PROMPT: Write the data out again exactly, with no pictures.

════════════════════

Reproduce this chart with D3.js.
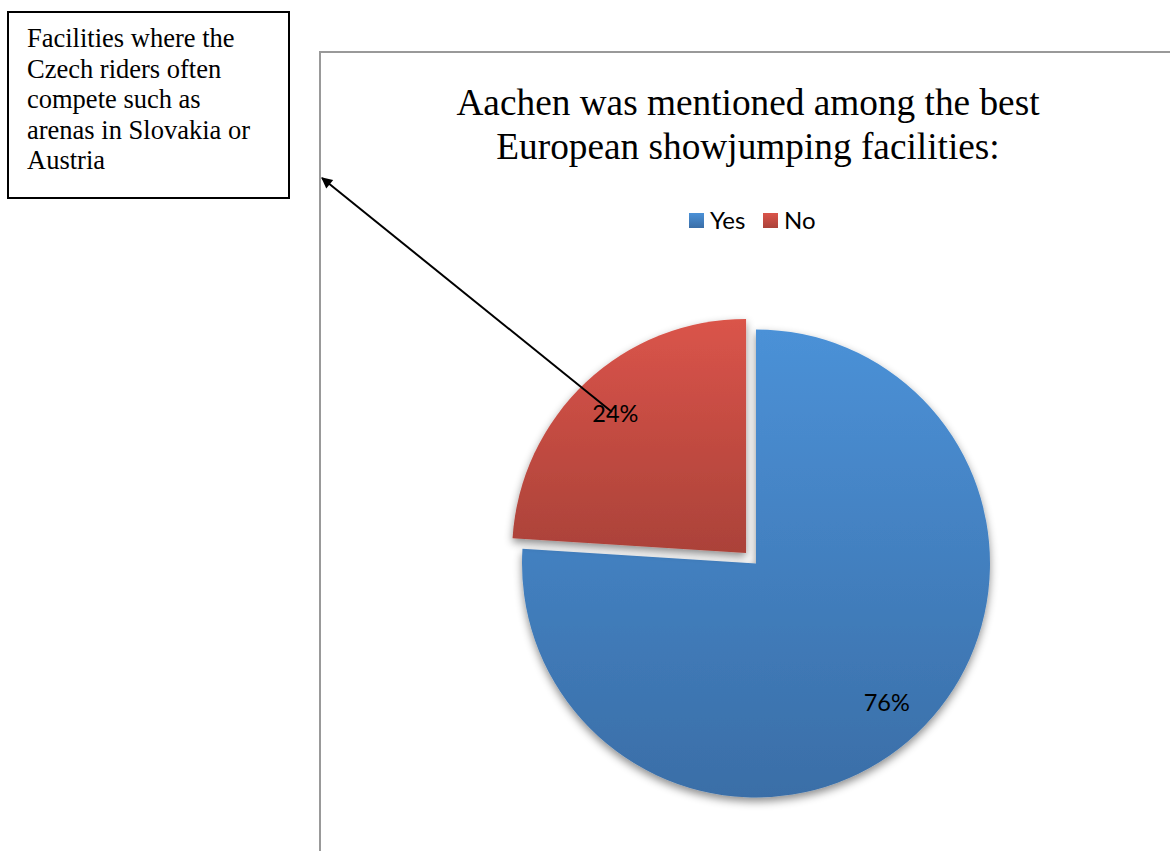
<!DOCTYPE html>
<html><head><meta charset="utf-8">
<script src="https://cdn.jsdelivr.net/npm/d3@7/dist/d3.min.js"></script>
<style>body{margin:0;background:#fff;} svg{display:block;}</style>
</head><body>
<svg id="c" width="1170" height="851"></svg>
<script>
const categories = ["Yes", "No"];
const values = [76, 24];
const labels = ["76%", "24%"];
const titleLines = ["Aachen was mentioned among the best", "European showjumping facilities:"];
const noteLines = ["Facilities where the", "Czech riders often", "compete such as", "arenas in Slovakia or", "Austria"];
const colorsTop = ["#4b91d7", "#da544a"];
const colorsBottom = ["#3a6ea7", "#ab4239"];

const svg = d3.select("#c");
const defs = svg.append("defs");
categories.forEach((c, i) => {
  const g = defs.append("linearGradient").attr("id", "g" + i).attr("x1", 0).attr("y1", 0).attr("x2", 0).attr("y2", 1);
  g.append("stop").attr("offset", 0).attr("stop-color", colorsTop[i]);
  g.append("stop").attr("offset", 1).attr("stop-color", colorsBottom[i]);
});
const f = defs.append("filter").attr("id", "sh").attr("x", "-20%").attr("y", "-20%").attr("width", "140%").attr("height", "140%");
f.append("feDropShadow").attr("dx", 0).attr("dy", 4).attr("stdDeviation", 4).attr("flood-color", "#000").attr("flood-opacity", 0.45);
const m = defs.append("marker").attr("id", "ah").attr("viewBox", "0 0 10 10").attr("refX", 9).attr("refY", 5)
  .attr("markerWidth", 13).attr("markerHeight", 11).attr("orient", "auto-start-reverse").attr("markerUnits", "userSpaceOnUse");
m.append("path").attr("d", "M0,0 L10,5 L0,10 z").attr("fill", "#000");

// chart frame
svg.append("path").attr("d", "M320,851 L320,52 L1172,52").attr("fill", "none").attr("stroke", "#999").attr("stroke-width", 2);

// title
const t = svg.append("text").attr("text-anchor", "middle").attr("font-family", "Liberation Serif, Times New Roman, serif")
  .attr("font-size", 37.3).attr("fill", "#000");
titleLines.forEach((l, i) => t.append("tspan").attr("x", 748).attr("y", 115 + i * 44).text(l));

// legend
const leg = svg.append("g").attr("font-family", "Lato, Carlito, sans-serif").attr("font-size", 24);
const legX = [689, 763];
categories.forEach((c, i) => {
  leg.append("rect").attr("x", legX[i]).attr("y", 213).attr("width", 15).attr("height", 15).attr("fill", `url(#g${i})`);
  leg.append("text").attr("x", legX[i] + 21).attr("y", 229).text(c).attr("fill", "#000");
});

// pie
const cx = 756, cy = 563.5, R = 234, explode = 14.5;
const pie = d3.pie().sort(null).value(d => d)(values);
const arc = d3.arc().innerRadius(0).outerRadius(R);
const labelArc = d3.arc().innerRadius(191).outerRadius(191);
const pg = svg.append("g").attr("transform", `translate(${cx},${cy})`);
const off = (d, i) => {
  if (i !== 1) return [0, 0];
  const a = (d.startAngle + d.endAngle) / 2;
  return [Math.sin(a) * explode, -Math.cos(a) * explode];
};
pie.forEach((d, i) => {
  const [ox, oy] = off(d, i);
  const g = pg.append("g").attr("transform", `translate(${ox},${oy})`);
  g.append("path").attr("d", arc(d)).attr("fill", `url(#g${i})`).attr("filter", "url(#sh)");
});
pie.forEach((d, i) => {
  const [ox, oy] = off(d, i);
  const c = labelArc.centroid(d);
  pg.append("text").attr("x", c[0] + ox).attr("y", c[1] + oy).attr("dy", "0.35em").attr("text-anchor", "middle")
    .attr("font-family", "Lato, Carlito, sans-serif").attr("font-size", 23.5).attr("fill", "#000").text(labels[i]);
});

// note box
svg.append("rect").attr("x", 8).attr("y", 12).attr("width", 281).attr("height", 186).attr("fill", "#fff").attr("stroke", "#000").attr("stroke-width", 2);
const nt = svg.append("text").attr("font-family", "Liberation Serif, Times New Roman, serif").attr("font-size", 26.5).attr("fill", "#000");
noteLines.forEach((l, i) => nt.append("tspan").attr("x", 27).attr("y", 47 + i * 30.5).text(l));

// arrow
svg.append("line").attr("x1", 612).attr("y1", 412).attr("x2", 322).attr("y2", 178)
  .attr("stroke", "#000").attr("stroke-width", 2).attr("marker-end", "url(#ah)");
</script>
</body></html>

════════════════════

COMPLETE RESPONSE:
Reproduce this chart with D3.js.
<!DOCTYPE html>
<html><head><meta charset="utf-8">
<script src="https://cdn.jsdelivr.net/npm/d3@7/dist/d3.min.js"></script>
<style>body{margin:0;background:#fff;} svg{display:block;}</style>
</head><body>
<svg id="c" width="1170" height="851"></svg>
<script>
const categories = ["Yes", "No"];
const values = [76, 24];
const labels = ["76%", "24%"];
const titleLines = ["Aachen was mentioned among the best", "European showjumping facilities:"];
const noteLines = ["Facilities where the", "Czech riders often", "compete such as", "arenas in Slovakia or", "Austria"];
const colorsTop = ["#4b91d7", "#da544a"];
const colorsBottom = ["#3a6ea7", "#ab4239"];

const svg = d3.select("#c");
const defs = svg.append("defs");
categories.forEach((c, i) => {
  const g = defs.append("linearGradient").attr("id", "g" + i).attr("x1", 0).attr("y1", 0).attr("x2", 0).attr("y2", 1);
  g.append("stop").attr("offset", 0).attr("stop-color", colorsTop[i]);
  g.append("stop").attr("offset", 1).attr("stop-color", colorsBottom[i]);
});
const f = defs.append("filter").attr("id", "sh").attr("x", "-20%").attr("y", "-20%").attr("width", "140%").attr("height", "140%");
f.append("feDropShadow").attr("dx", 0).attr("dy", 4).attr("stdDeviation", 4).attr("flood-color", "#000").attr("flood-opacity", 0.45);
const m = defs.append("marker").attr("id", "ah").attr("viewBox", "0 0 10 10").attr("refX", 9).attr("refY", 5)
  .attr("markerWidth", 13).attr("markerHeight", 11).attr("orient", "auto-start-reverse").attr("markerUnits", "userSpaceOnUse");
m.append("path").attr("d", "M0,0 L10,5 L0,10 z").attr("fill", "#000");

// chart frame
svg.append("path").attr("d", "M320,851 L320,52 L1172,52").attr("fill", "none").attr("stroke", "#999").attr("stroke-width", 2);

// title
const t = svg.append("text").attr("text-anchor", "middle").attr("font-family", "Liberation Serif, Times New Roman, serif")
  .attr("font-size", 37.3).attr("fill", "#000");
titleLines.forEach((l, i) => t.append("tspan").attr("x", 748).attr("y", 115 + i * 44).text(l));

// legend
const leg = svg.append("g").attr("font-family", "Lato, Carlito, sans-serif").attr("font-size", 24);
const legX = [689, 763];
categories.forEach((c, i) => {
  leg.append("rect").attr("x", legX[i]).attr("y", 213).attr("width", 15).attr("height", 15).attr("fill", `url(#g${i})`);
  leg.append("text").attr("x", legX[i] + 21).attr("y", 229).text(c).attr("fill", "#000");
});

// pie
const cx = 756, cy = 563.5, R = 234, explode = 14.5;
const pie = d3.pie().sort(null).value(d => d)(values);
const arc = d3.arc().innerRadius(0).outerRadius(R);
const labelArc = d3.arc().innerRadius(191).outerRadius(191);
const pg = svg.append("g").attr("transform", `translate(${cx},${cy})`);
const off = (d, i) => {
  if (i !== 1) return [0, 0];
  const a = (d.startAngle + d.endAngle) / 2;
  return [Math.sin(a) * explode, -Math.cos(a) * explode];
};
pie.forEach((d, i) => {
  const [ox, oy] = off(d, i);
  const g = pg.append("g").attr("transform", `translate(${ox},${oy})`);
  g.append("path").attr("d", arc(d)).attr("fill", `url(#g${i})`).attr("filter", "url(#sh)");
});
pie.forEach((d, i) => {
  const [ox, oy] = off(d, i);
  const c = labelArc.centroid(d);
  pg.append("text").attr("x", c[0] + ox).attr("y", c[1] + oy).attr("dy", "0.35em").attr("text-anchor", "middle")
    .attr("font-family", "Lato, Carlito, sans-serif").attr("font-size", 23.5).attr("fill", "#000").text(labels[i]);
});

// note box
svg.append("rect").attr("x", 8).attr("y", 12).attr("width", 281).attr("height", 186).attr("fill", "#fff").attr("stroke", "#000").attr("stroke-width", 2);
const nt = svg.append("text").attr("font-family", "Liberation Serif, Times New Roman, serif").attr("font-size", 26.5).attr("fill", "#000");
noteLines.forEach((l, i) => nt.append("tspan").attr("x", 27).attr("y", 47 + i * 30.5).text(l));

// arrow
svg.append("line").attr("x1", 612).attr("y1", 412).attr("x2", 322).attr("y2", 178)
  .attr("stroke", "#000").attr("stroke-width", 2).attr("marker-end", "url(#ah)");
</script>
</body></html>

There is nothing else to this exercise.